Theoretical analysis of ion-enhanced thermionic emission for low-temperature, non-equilibrium gas discharges

When thermionic emission is used in a gas discharge, the ions exiting the discharge will influence the local electric field at the cathode. This effect is similar to the Schottky effect, as the potential field due to the ion can effectively reduce the potential barrier ( work function) at the cathode and increase emission. In this work, this enhancement phenomenon is treated theoretically to understand how Schottky emission is enhanced due to the presence of an ion-so-called ion-enhanced Schottky emission.
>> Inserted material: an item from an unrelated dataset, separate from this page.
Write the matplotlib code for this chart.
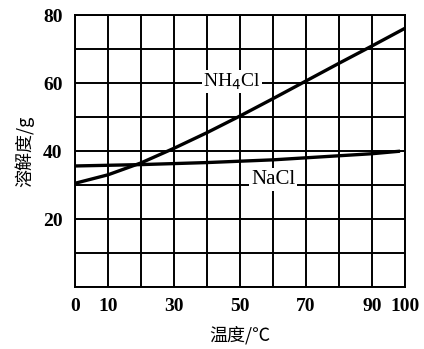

The effect of a stationary ion is determined through the analytical and numerical solution of the potential energy fields involved in the problem, including the applied field, electron image charge, and the ion potential field. The time-averaged enhancement due to an ion drifting towards the cathode is calculated, and an effective emission coefficient is predicted. These analyses show that a single stationary ion can significantly enhance thermionic emission, more than doubling the emission current depending on its location, but the enhancement is less significant (similar to 5-10%) when the motion of the ion is considered. However, the enhancement effect is more pronounced at moderate electric fields (similar to 10(5) V m(-1)) due to the residence time of the ion near the cathode. These results reveal the impact ions in the discharge may have on emission and how this needs to be considered when designing devices that integrate thermionic emission and discharges.